VARIOUS ARTISTS Garage Rap, Vol. 1 (Eastside) 
In 18 months or so, UKG’s gone from having an absolute flood of compilations (circa 2step’s chartpop crossover zenith, with most of the comps redundantly overlapping and stuffed with the same annoyingly obvious choices) to the present situation where there’s almost no comps whatsoever. Exactly the same thing happened with hardcore in 1991-92: just as the singles chart was over-run with rave anthems, there was a deluge of ravesploitation comps with titles like Bangin’ and Rush Hour. When the music went dark and the hits abruptly dried up, suddenly the comps vanished--just at the point when the music was getting really interesting, really twisted, really in need of compiling. UK garage likewise is in dire need of compilations right now because unless you are involved in this music as “a way of life”, unless you are going to the specialist shops (and while London has dozens of them, some conveniently central like Blackmarket and Uptown in D’Arblay Street, and others scattered across Greater London, the rest of the UK/world is fucked, basically—Juno and other mail-order companies notwithstanding), and going on a weekly basis, you’re going to miss some amazing tunes. Tunes that in years to come will be as highly sought after as the darkcore and early jungle tunes that now sell to collectors for anywhere from 15 to 200 quid. 

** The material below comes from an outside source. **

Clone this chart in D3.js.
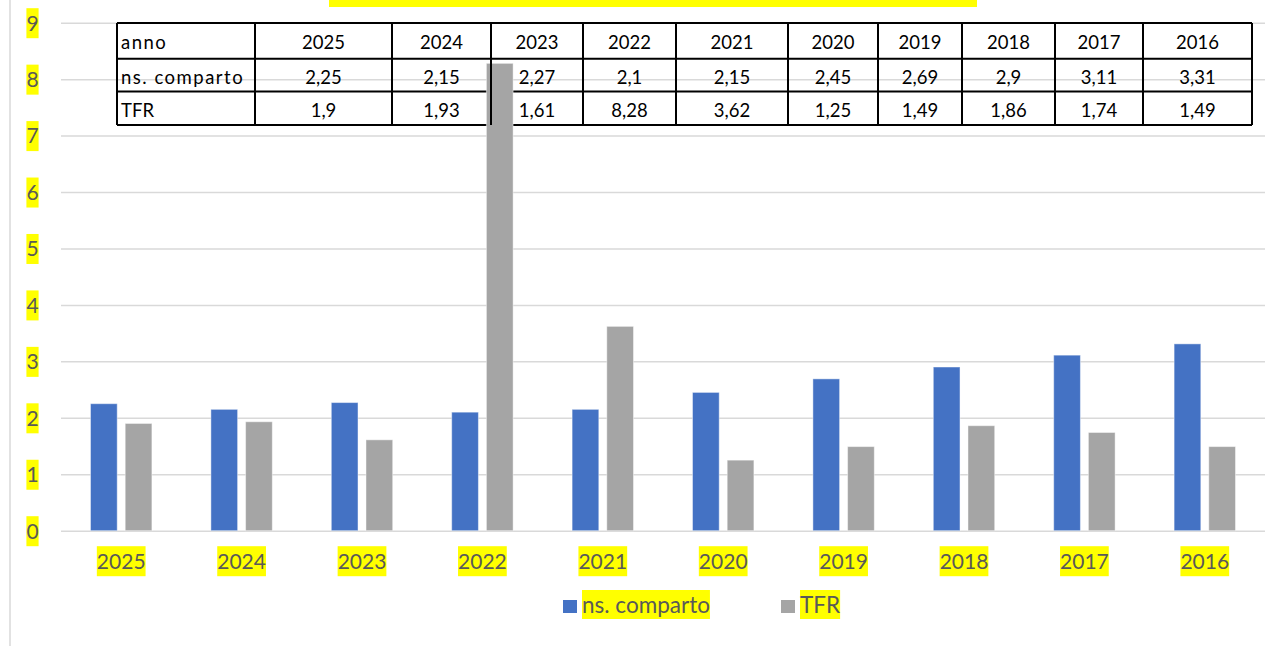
<!DOCTYPE html>
<html>
<head>
<meta charset="utf-8">
<script src="https://cdn.jsdelivr.net/npm/d3@7"></script>
<style>
  body { margin: 0; background: #fff; }
  svg { display: block; font-family: Lato, "Liberation Sans", sans-serif; }
</style>
</head>
<body>
<svg width="1279" height="646"></svg>
<script>
// dati del grafico
const years = ["2025", "2024", "2023", "2022", "2021", "2020", "2019", "2018", "2017", "2016"];
const comparto = [2.25, 2.15, 2.27, 2.1, 2.15, 2.45, 2.69, 2.9, 3.11, 3.31];
const tfr = [1.9, 1.93, 1.61, 8.28, 3.62, 1.25, 1.49, 1.86, 1.74, 1.49];
const seriesNames = ["ns. comparto", "TFR"];
const yTicks = [0, 1, 2, 3, 4, 5, 6, 7, 8, 9];
const rowLabels = ["anno", "ns. comparto", "TFR"];

// layout della tabella (bordi colonne / righe)
const colEdges = [117, 255, 392, 491, 583, 676, 788, 878, 962, 1055, 1143, 1252];
const rowEdges = [23, 58.7, 91.5, 125];

const color = d3.scaleOrdinal().domain(seriesNames).range(["#4472C4", "#A5A5A5"]);
const svg = d3.select("svg");

const plotLeft = 61, plotRight = 1265, plotTop = 22.7, plotBottom = 530.7;

const x0 = d3.scaleBand().domain(years).range([plotLeft, plotRight]).paddingInner(0.49).paddingOuter(0.245);
const x1 = d3.scaleBand().domain(seriesNames).range([0, x0.bandwidth()]).paddingInner(0.23);
const y = d3.scaleLinear().domain([0, 9]).range([plotBottom, plotTop]);

const data = years.map((yr, i) => ({ year: yr, values: [comparto[i], tfr[i]] }));

// titolo tagliato in alto
svg.append("rect")
    .attr("x", 329).attr("y", -12)
    .attr("width", 648).attr("height", 19)
    .attr("fill", "#FFFF00");

// bordo sinistro dell'area grafico
svg.append("line")
    .attr("x1", 10).attr("x2", 10).attr("y1", 0).attr("y2", 646)
    .attr("stroke", "#d9d9d9").attr("stroke-width", 1.5);

// asse y + griglia
const yAxis = svg.append("g")
    .attr("transform", `translate(${plotLeft},0)`)
    .call(d3.axisLeft(y).tickValues(yTicks).tickSize(-(plotRight - plotLeft)).tickPadding(0));
yAxis.select(".domain").remove();
yAxis.selectAll(".tick line").attr("stroke", "#d9d9d9").attr("stroke-width", 1.5);
yAxis.selectAll(".tick text")
    .attr("x", -28.5)
    .attr("text-anchor", "middle")
    .attr("dy", "0.35em")
    .style("font-size", "21px")
    .style("font-family", "Lato")
    .attr("fill", "#595959");
yAxis.selectAll(".tick").each(function() {
    const t = d3.select(this).select("text");
    const b = t.node().getBBox();
    d3.select(this).insert("rect", "text")
        .attr("x", b.x).attr("y", -15)
        .attr("width", b.width).attr("height", 30)
        .attr("fill", "#FFFF00");
});

// linee orizzontali della tabella (sotto le barre)
const table = svg.append("g");
table.selectAll("line.h")
    .data(rowEdges)
    .enter().append("line")
    .attr("class", "h")
    .attr("x1", colEdges[0]).attr("x2", colEdges[colEdges.length - 1])
    .attr("y1", d => d).attr("y2", d => d)
    .attr("stroke", "#000").attr("stroke-width", 2);

// barre
const groups = svg.append("g")
    .selectAll("g")
    .data(data)
    .enter().append("g")
    .attr("transform", d => `translate(${x0(d.year)},0)`);

groups.selectAll("rect")
    .data(d => d.values.map((v, i) => ({ key: seriesNames[i], value: v })))
    .enter().append("rect")
    .attr("x", d => x1(d.key))
    .attr("y", d => y(d.value))
    .attr("width", x1.bandwidth())
    .attr("height", d => y(0) - y(d.value))
    .attr("fill", d => color(d.key))
    .attr("stroke", "rgba(255,255,255,0.45)")
    .attr("stroke-width", 1);

// linee verticali della tabella
svg.append("g").selectAll("line")
    .data(colEdges)
    .enter().append("line")
    .attr("x1", d => d).attr("x2", d => d)
    .attr("y1", rowEdges[0]).attr("y2", rowEdges[rowEdges.length - 1])
    .attr("stroke", "#000").attr("stroke-width", 2);

// testo della tabella
const fmt = v => String(v).replace(".", ",");
const rows = [years, comparto.map(fmt), tfr.map(fmt)];
const tText = svg.append("g").style("font-size", "18.5px").attr("fill", "#000");
rowLabels.forEach((lab, r) => {
    const cy = (rowEdges[r] + rowEdges[r + 1]) / 2 + 2;
    tText.append("text")
        .attr("x", colEdges[0] + 4)
        .attr("y", cy)
        .attr("dy", "0.35em")
        .style("letter-spacing", r < 2 ? "1.5px" : "0px")
        .text(lab);
    rows[r].forEach((v, c) => {
        tText.append("text")
            .attr("x", (colEdges[c + 1] + colEdges[c + 2]) / 2)
            .attr("y", cy)
            .attr("dy", "0.35em")
            .attr("text-anchor", "middle")
            .text(v);
    });
});

// asse x
const xAxis = svg.append("g")
    .attr("transform", `translate(0,${plotBottom})`)
    .call(d3.axisBottom(x0).tickSize(0).tickPadding(0));
xAxis.select(".domain").remove();
xAxis.selectAll(".tick text")
    .attr("y", 30.5)
    .attr("dy", "0.35em")
    .style("font-size", "21px")
    .style("font-family", "Lato")
    .attr("fill", "#595959");
xAxis.selectAll(".tick").each(function() {
    const b = d3.select(this).select("text").node().getBBox();
    d3.select(this).insert("rect", "text")
        .attr("x", b.x).attr("y", 15.5)
        .attr("width", b.width).attr("height", 30)
        .attr("fill", "#FFFF00");
});

// legenda
const legendX = [563, 781];
const legend = svg.selectAll(".legend")
    .data(seriesNames)
    .enter().append("g")
    .attr("class", "legend")
    .attr("transform", (d, i) => `translate(${legendX[i]},0)`);

legend.append("rect")
    .attr("x", 0).attr("y", 600)
    .attr("width", 14).attr("height", 13)
    .attr("fill", d => color(d));

legend.append("text")
    .attr("x", 19)
    .attr("y", 605)
    .attr("dy", "0.35em")
    .style("font-size", "22.5px")
    .attr("fill", "#595959")
    .text(d => d);

legend.each(function() {
    const b = d3.select(this).select("text").node().getBBox();
    d3.select(this).insert("rect", "text")
        .attr("x", b.x).attr("y", 590)
        .attr("width", b.width).attr("height", 29)
        .attr("fill", "#FFFF00");
});
</script>
</body>
</html>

As far as I’m aware, there’s just two comps dedicated to MC-fronted garage (So Solid’s Fuck It, while excellent, doesn’t count ‘cos it has instrumentals and R&B-flavored 2step songs in its mix) and by far the superior of these two is Garage Rap, Vol. 1Despite its being heavily advertised on the pirates, I had to hunt the fucker down; none of the megastores or Our Price type chains stocked it. Eventually I found one in an urban music store on Ladbroke Grove. This must reflect the fact that (as with darkside in ’93) most people into this music buy it on 12 inch the week it comes out (or just tape specific shows off the pirates), and as yet there’s hardly any scene outsiders who want this music in pre-sifted, dilettante-friendly form. Or at least that is the perception on the part of retailers and the music business. Which is a pretty weird state of affairs only a year after So Solid Crew went #1 in the singles charts and sold nigh on half-a-mill copies of their debut album, but there you go. 

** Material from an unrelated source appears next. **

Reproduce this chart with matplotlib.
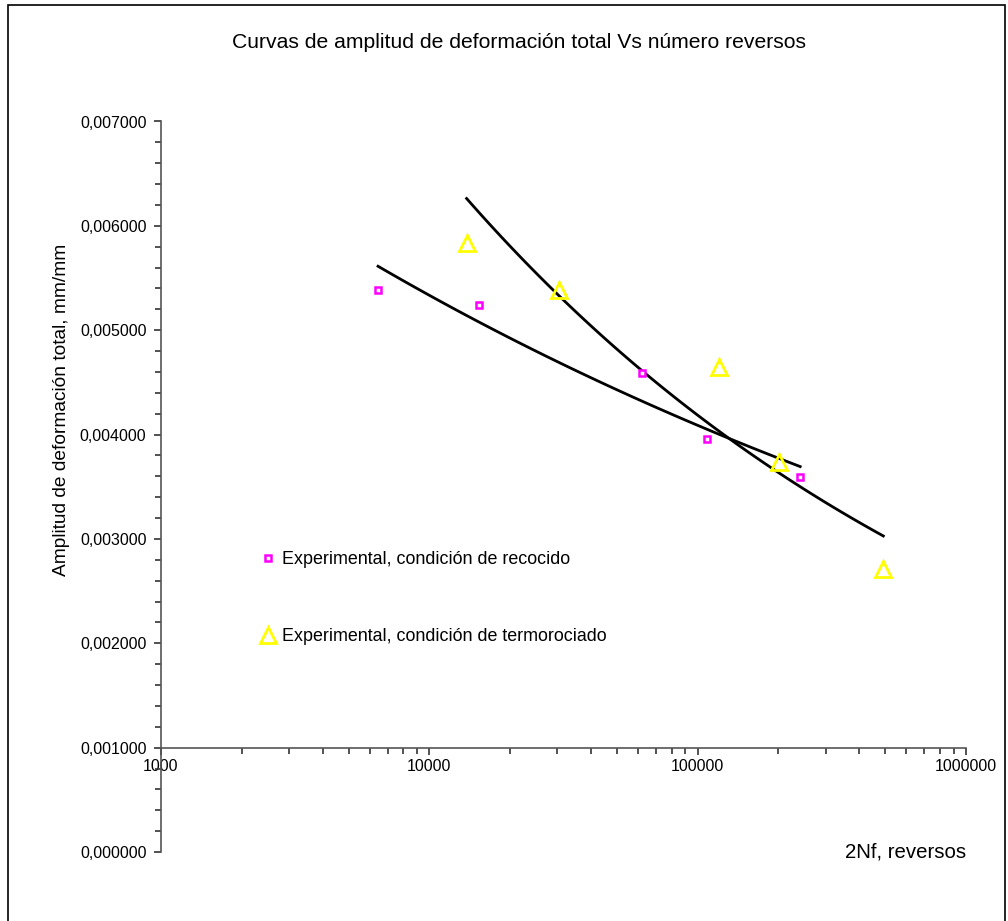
import numpy as np
import matplotlib.pyplot as plt
from matplotlib.ticker import LogLocator, MultipleLocator, FuncFormatter, FixedLocator
from matplotlib.patches import Rectangle

plt.rcParams['font.family'] = ['Liberation Sans', 'DejaVu Sans']

ciclos_recocido = [6440, 15300, 62100, 108400, 241000]
amp_recocido = [0.005383, 0.005242, 0.004591, 0.003959, 0.003592]

ciclos_termo = [13770, 30400, 120300, 201500, 492000]
amp_termo = [0.005833, 0.005383, 0.004649, 0.003739, 0.002711]

x_ticks = [1000, 10000, 100000, 1000000]
y_ticks = [0.0, 0.001, 0.002, 0.003, 0.004, 0.005, 0.006, 0.007]

label_recocido = 'Experimental, condición de recocido'
label_termo = 'Experimental, condición de termorociado'


def power_trend(x, y):
    # Excel style power trendline y = a*x^b over the data range
    b, loga = np.polyfit(np.log10(x), np.log10(y), 1)
    xs = np.logspace(np.log10(min(x)), np.log10(max(x)), 100)
    return xs, 10 ** loga * xs ** b


fig = plt.figure(figsize=(10.08, 9.21), dpi=100)
ax = fig.add_axes([161 / 1008, 1 - 852 / 921, (966 - 161) / 1008, (852 - 121.5) / 921])

xs, ys = power_trend(ciclos_recocido, amp_recocido)
ax.plot(xs, ys, color='black', lw=2)
xs, ys = power_trend(ciclos_termo, amp_termo)
ax.plot(xs, ys, color='black', lw=2)

ax.plot(ciclos_recocido, amp_recocido, linestyle='none', marker='s', ms=5,
        mfc='white', mec='#FF00FF', mew=1.8, label=label_recocido)
ax.plot(ciclos_termo, amp_termo, linestyle='none', marker='^', ms=11,
        mfc='none', mec='#FFFF00', mew=2, label=label_termo)

ax.set_xscale('log')
ax.set_xlim(1000, 1000000)
ax.set_ylim(0, 0.007)

for s in ['top', 'right']:
    ax.spines[s].set_visible(False)
ax.spines['bottom'].set_position(('data', 0.001))
for s in ['bottom', 'left']:
    ax.spines[s].set_color('#555555')
    ax.spines[s].set_linewidth(1.2)

ax.xaxis.set_major_locator(FixedLocator(x_ticks))
ax.xaxis.set_major_formatter(FuncFormatter(lambda v, p: '%d' % v))
ax.xaxis.set_minor_locator(LogLocator(base=10, subs=np.arange(2, 10)))
ax.xaxis.set_minor_formatter(FuncFormatter(lambda v, p: ''))
ax.yaxis.set_major_locator(FixedLocator(y_ticks))
ax.yaxis.set_major_formatter(FuncFormatter(lambda v, p: ('%.6f' % v).replace('.', ',')))
ax.yaxis.set_minor_locator(MultipleLocator(0.0002))

ax.tick_params(axis='both', which='both', direction='out', color='#333333', width=1.2)
ax.tick_params(axis='both', which='major', length=5, labelsize=11.5)
ax.tick_params(axis='both', which='minor', length=4)
ax.tick_params(axis='x', which='major', pad=3)
ax.tick_params(axis='y', which='major', pad=5.5)

ax.legend(loc='upper left', bbox_to_anchor=(0.113, 0.424), frameon=False, fontsize=12.9,
          labelspacing=3.33, handlelength=0.8, handletextpad=0.4, borderpad=0)

fig.text(519 / 1008, 1 - 42 / 921, 'Curvas de amplitud de deformación total Vs número reversos',
         ha='center', va='center', fontsize=15.2)
fig.text(62 / 1008, 1 - 410 / 921, 'Amplitud de deformación total, mm/mm',
         ha='center', va='center', rotation=90, fontsize=13.75)
fig.text(966 / 1008, 1 - 852 / 921, '2Nf, reversos', ha='right', va='center', fontsize=14.7)

fig.patches.append(Rectangle((7.5 / 1008, -0.05), 997 / 1008, 1.05 - 5.5 / 921,
                             transform=fig.transFigure, fill=False, ec='black', lw=1.2))

fig.savefig('out.png', dpi=100)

The comp? It’s got GK Allstars’ “Garage Feeling”, my #5 single of 2002. It’s got 2001 classics from Pay As U Go and Wiley & Roll Deep, “Know We” and “Terrible” respectively—both chips off the same block of string-swept, regal grandeur. I’m not sure if I can express exactly why the latter’s couplet “All I know is thugs and criminals/My style is quite explainable” gives me a tingle every time I hear it. It’s got something to do with the way the language and phrasing of all these garridge emcees is being pulled in three directions at once---Jamaica, B-boy America, and then underlying/undercutting everything there’s this inescapable, bathos-heavy Englishness, a dank and shabby smallness of spirit that deflates the self-aggrandisement. It’s the way “quite explainable” immediately cramps the gangsta-ragga swagger. 

Garage Rap also has great tunes like Dem Lott’s “Dem Lott Is Ere Now,” Twisted Souls’s So Solid-cloning “Roll and Ride”, and K2 Family’s “Danger” (killer lines, which again only work in a pinched London accent: “tight when I spit/we drop hits like shits/in toilets”). Overall, like an above-average-but-not-quite-outstanding session on the pirates, this comp has that curious power of all genres based around scenius rather than genius: the cumulative power of its changing-same-yness, where genericity becomes a positive aesthetic force. You love it, can’t get enough of it, want more of the same-only-slight-different.